→ What is required
No images are to be carried over; print all other material exactly as it stands.

→ Data
************
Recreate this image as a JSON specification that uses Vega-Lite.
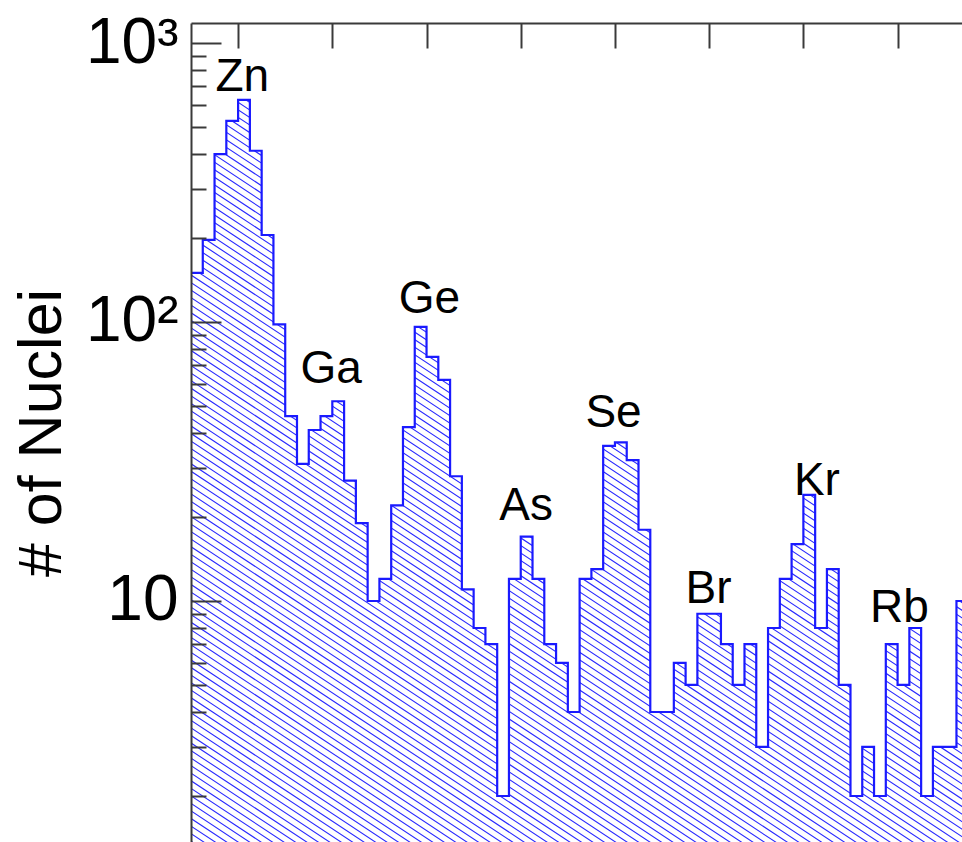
{
  "$schema": "https://vega.github.io/schema/vega-lite/v6.json",
  "width": 771,
  "height": 819,
  "autosize": {"type": "none"},
  "padding": {"left": 191, "top": 23, "right": 0, "bottom": 0},
  "background": "white",
  "config": {
    "view": {"stroke": null},
    "axis": {"grid": false, "domainColor": "#3a3a3a", "tickColor": "#3a3a3a", "domainWidth": 2, "tickWidth": 2, "labelFont": "Liberation Sans", "titleFont": "Liberation Sans"}
  },
  "data": {"values": [
    {"bin": 0, "count": 150}, {"bin": 1, "count": 197}, {"bin": 2, "count": 400}, {"bin": 3, "count": 526},
    {"bin": 4, "count": 625}, {"bin": 5, "count": 411}, {"bin": 6, "count": 205}, {"bin": 7, "count": 98},
    {"bin": 8, "count": 46}, {"bin": 9, "count": 31}, {"bin": 10, "count": 41}, {"bin": 11, "count": 46},
    {"bin": 12, "count": 52}, {"bin": 13, "count": 27}, {"bin": 14, "count": 19}, {"bin": 15, "count": 10},
    {"bin": 16, "count": 12}, {"bin": 17, "count": 22}, {"bin": 18, "count": 42}, {"bin": 19, "count": 96},
    {"bin": 20, "count": 75}, {"bin": 21, "count": 62}, {"bin": 22, "count": 28}, {"bin": 23, "count": 11},
    {"bin": 24, "count": 8}, {"bin": 25, "count": 7}, {"bin": 26, "count": 2}, {"bin": 27, "count": 12},
    {"bin": 28, "count": 17}, {"bin": 29, "count": 12}, {"bin": 30, "count": 7}, {"bin": 31, "count": 6},
    {"bin": 32, "count": 4}, {"bin": 33, "count": 12}, {"bin": 34, "count": 13}, {"bin": 35, "count": 36},
    {"bin": 36, "count": 37}, {"bin": 37, "count": 32}, {"bin": 38, "count": 18}, {"bin": 39, "count": 4},
    {"bin": 40, "count": 4}, {"bin": 41, "count": 6}, {"bin": 42, "count": 5}, {"bin": 43, "count": 9},
    {"bin": 44, "count": 9}, {"bin": 45, "count": 7}, {"bin": 46, "count": 5}, {"bin": 47, "count": 7},
    {"bin": 48, "count": 3}, {"bin": 49, "count": 8}, {"bin": 50, "count": 12}, {"bin": 51, "count": 16},
    {"bin": 52, "count": 24}, {"bin": 53, "count": 8}, {"bin": 54, "count": 13}, {"bin": 55, "count": 5},
    {"bin": 56, "count": 2}, {"bin": 57, "count": 3}, {"bin": 58, "count": 2}, {"bin": 59, "count": 7},
    {"bin": 60, "count": 5}, {"bin": 61, "count": 8}, {"bin": 62, "count": 2}, {"bin": 63, "count": 3},
    {"bin": 64, "count": 3}, {"bin": 65, "count": 10}, {"bin": 66, "count": 10}
  ]},
  "resolve": {"axis": {"x": "independent", "y": "independent"}},
  "layer": [
    {
      "data": {"values": [{}]},
      "mark": {"type": "rule", "clip": true, "strokeWidth": 1300, "strokeDash": [1.1, 5.2], "color": "#2a2aff", "strokeCap": "butt"},
      "encoding": {
        "x": {"datum": 0, "type": "quantitative", "scale": {"domain": [0, 65.47], "nice": false, "zero": false}, "axis": null},
        "y": {"datum": 0.3072, "type": "quantitative", "scale": {"type": "log", "domain": [1.368, 1179.6], "nice": false}, "axis": null},
        "x2": {"datum": 78.46},
        "y2": {"datum": 32020}
      }
    },
    {
      "mark": {"type": "area", "interpolate": "step-after", "color": "white", "clip": true},
      "encoding": {
        "x": {"field": "bin", "type": "quantitative", "scale": {"domain": [0, 65.47], "nice": false, "zero": false}, "axis": null},
        "y": {"field": "count", "type": "quantitative", "scale": {"type": "log", "domain": [1.368, 1179.6], "nice": false}, "axis": null},
        "y2": {"datum": 1179.6}
      }
    },
    {
      "mark": {"type": "line", "interpolate": "step-after", "color": "#1a1aff", "strokeWidth": 2.2, "clip": true},
      "encoding": {
        "x": {"field": "bin", "type": "quantitative", "scale": {"domain": [0, 65.47], "nice": false, "zero": false}, "axis": null},
        "y": {"field": "count", "type": "quantitative", "scale": {"type": "log", "domain": [1.368, 1179.6], "nice": false},
              "axis": {"orient": "left", "values": [10, 100, 1000], "tickSize": -30, "labelPadding": 43, "labelFontSize": 64, "labelColor": "black", "zindex": 1,
                       "labelExpr": "datum.value >= 1000 ? '10³' : datum.value >= 100 ? '10²' : '10'",
                       "title": "# of Nuclei", "titleFontSize": 61, "titleFontWeight": "normal", "titleColor": "black", "titlePadding": 12}}
      }
    },
    {
      "data": {"values": [
        {"el": "Zn", "pos": 4.36, "n": 674}, {"el": "Ga", "pos": 11.9, "n": 60.3}, {"el": "Ge", "pos": 20.25, "n": 107.5},
        {"el": "As", "pos": 28.46, "n": 19.5}, {"el": "Se", "pos": 35.88, "n": 42.1}, {"el": "Br", "pos": 43.95, "n": 9.81},
        {"el": "Kr", "pos": 53.15, "n": 24.0}, {"el": "Rb", "pos": 60.15, "n": 8.43}
      ]},
      "mark": {"type": "text", "font": "Liberation Sans", "fontSize": 46, "align": "center", "baseline": "alphabetic", "color": "black"},
      "encoding": {
        "x": {"field": "pos", "type": "quantitative", "scale": {"domain": [0, 65.47], "nice": false, "zero": false},
              "axis": {"orient": "top", "values": [4, 12, 20, 28, 36, 44, 52, 60], "labels": false, "tickSize": -25, "title": null, "domain": true, "zindex": 1}},
        "y": {"field": "n", "type": "quantitative", "scale": {"type": "log", "domain": [1.368, 1179.6], "nice": false},
              "axis": {"orient": "left", "values": [2, 3, 4, 5, 6, 7, 8, 9, 20, 30, 40, 50, 60, 70, 80, 90, 200, 300, 400, 500, 600, 700, 800, 900],
                       "tickSize": -15, "labels": false, "domain": false, "title": null, "zindex": 1}},
        "text": {"field": "el"}
      }
    }
  ]
}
************
→ Solution to this exercise
Recreate this image as a JSON specification that uses Vega-Lite.
{
  "$schema": "https://vega.github.io/schema/vega-lite/v6.json",
  "width": 771,
  "height": 819,
  "autosize": {"type": "none"},
  "padding": {"left": 191, "top": 23, "right": 0, "bottom": 0},
  "background": "white",
  "config": {
    "view": {"stroke": null},
    "axis": {"grid": false, "domainColor": "#3a3a3a", "tickColor": "#3a3a3a", "domainWidth": 2, "tickWidth": 2, "labelFont": "Liberation Sans", "titleFont": "Liberation Sans"}
  },
  "data": {"values": [
    {"bin": 0, "count": 150}, {"bin": 1, "count": 197}, {"bin": 2, "count": 400}, {"bin": 3, "count": 526},
    {"bin": 4, "count": 625}, {"bin": 5, "count": 411}, {"bin": 6, "count": 205}, {"bin": 7, "count": 98},
    {"bin": 8, "count": 46}, {"bin": 9, "count": 31}, {"bin": 10, "count": 41}, {"bin": 11, "count": 46},
    {"bin": 12, "count": 52}, {"bin": 13, "count": 27}, {"bin": 14, "count": 19}, {"bin": 15, "count": 10},
    {"bin": 16, "count": 12}, {"bin": 17, "count": 22}, {"bin": 18, "count": 42}, {"bin": 19, "count": 96},
    {"bin": 20, "count": 75}, {"bin": 21, "count": 62}, {"bin": 22, "count": 28}, {"bin": 23, "count": 11},
    {"bin": 24, "count": 8}, {"bin": 25, "count": 7}, {"bin": 26, "count": 2}, {"bin": 27, "count": 12},
    {"bin": 28, "count": 17}, {"bin": 29, "count": 12}, {"bin": 30, "count": 7}, {"bin": 31, "count": 6},
    {"bin": 32, "count": 4}, {"bin": 33, "count": 12}, {"bin": 34, "count": 13}, {"bin": 35, "count": 36},
    {"bin": 36, "count": 37}, {"bin": 37, "count": 32}, {"bin": 38, "count": 18}, {"bin": 39, "count": 4},
    {"bin": 40, "count": 4}, {"bin": 41, "count": 6}, {"bin": 42, "count": 5}, {"bin": 43, "count": 9},
    {"bin": 44, "count": 9}, {"bin": 45, "count": 7}, {"bin": 46, "count": 5}, {"bin": 47, "count": 7},
    {"bin": 48, "count": 3}, {"bin": 49, "count": 8}, {"bin": 50, "count": 12}, {"bin": 51, "count": 16},
    {"bin": 52, "count": 24}, {"bin": 53, "count": 8}, {"bin": 54, "count": 13}, {"bin": 55, "count": 5},
    {"bin": 56, "count": 2}, {"bin": 57, "count": 3}, {"bin": 58, "count": 2}, {"bin": 59, "count": 7},
    {"bin": 60, "count": 5}, {"bin": 61, "count": 8}, {"bin": 62, "count": 2}, {"bin": 63, "count": 3},
    {"bin": 64, "count": 3}, {"bin": 65, "count": 10}, {"bin": 66, "count": 10}
  ]},
  "resolve": {"axis": {"x": "independent", "y": "independent"}},
  "layer": [
    {
      "data": {"values": [{}]},
      "mark": {"type": "rule", "clip": true, "strokeWidth": 1300, "strokeDash": [1.1, 5.2], "color": "#2a2aff", "strokeCap": "butt"},
      "encoding": {
        "x": {"datum": 0, "type": "quantitative", "scale": {"domain": [0, 65.47], "nice": false, "zero": false}, "axis": null},
        "y": {"datum": 0.3072, "type": "quantitative", "scale": {"type": "log", "domain": [1.368, 1179.6], "nice": false}, "axis": null},
        "x2": {"datum": 78.46},
        "y2": {"datum": 32020}
      }
    },
    {
      "mark": {"type": "area", "interpolate": "step-after", "color": "white", "clip": true},
      "encoding": {
        "x": {"field": "bin", "type": "quantitative", "scale": {"domain": [0, 65.47], "nice": false, "zero": false}, "axis": null},
        "y": {"field": "count", "type": "quantitative", "scale": {"type": "log", "domain": [1.368, 1179.6], "nice": false}, "axis": null},
        "y2": {"datum": 1179.6}
      }
    },
    {
      "mark": {"type": "line", "interpolate": "step-after", "color": "#1a1aff", "strokeWidth": 2.2, "clip": true},
      "encoding": {
        "x": {"field": "bin", "type": "quantitative", "scale": {"domain": [0, 65.47], "nice": false, "zero": false}, "axis": null},
        "y": {"field": "count", "type": "quantitative", "scale": {"type": "log", "domain": [1.368, 1179.6], "nice": false},
              "axis": {"orient": "left", "values": [10, 100, 1000], "tickSize": -30, "labelPadding": 43, "labelFontSize": 64, "labelColor": "black", "zindex": 1,
                       "labelExpr": "datum.value >= 1000 ? '10³' : datum.value >= 100 ? '10²' : '10'",
                       "title": "# of Nuclei", "titleFontSize": 61, "titleFontWeight": "normal", "titleColor": "black", "titlePadding": 12}}
      }
    },
    {
      "data": {"values": [
        {"el": "Zn", "pos": 4.36, "n": 674}, {"el": "Ga", "pos": 11.9, "n": 60.3}, {"el": "Ge", "pos": 20.25, "n": 107.5},
        {"el": "As", "pos": 28.46, "n": 19.5}, {"el": "Se", "pos": 35.88, "n": 42.1}, {"el": "Br", "pos": 43.95, "n": 9.81},
        {"el": "Kr", "pos": 53.15, "n": 24.0}, {"el": "Rb", "pos": 60.15, "n": 8.43}
      ]},
      "mark": {"type": "text", "font": "Liberation Sans", "fontSize": 46, "align": "center", "baseline": "alphabetic", "color": "black"},
      "encoding": {
        "x": {"field": "pos", "type": "quantitative", "scale": {"domain": [0, 65.47], "nice": false, "zero": false},
              "axis": {"orient": "top", "values": [4, 12, 20, 28, 36, 44, 52, 60], "labels": false, "tickSize": -25, "title": null, "domain": true, "zindex": 1}},
        "y": {"field": "n", "type": "quantitative", "scale": {"type": "log", "domain": [1.368, 1179.6], "nice": false},
              "axis": {"orient": "left", "values": [2, 3, 4, 5, 6, 7, 8, 9, 20, 30, 40, 50, 60, 70, 80, 90, 200, 300, 400, 500, 600, 700, 800, 900],
                       "tickSize": -15, "labels": false, "domain": false, "title": null, "zindex": 1}},
        "text": {"field": "el"}
      }
    }
  ]
}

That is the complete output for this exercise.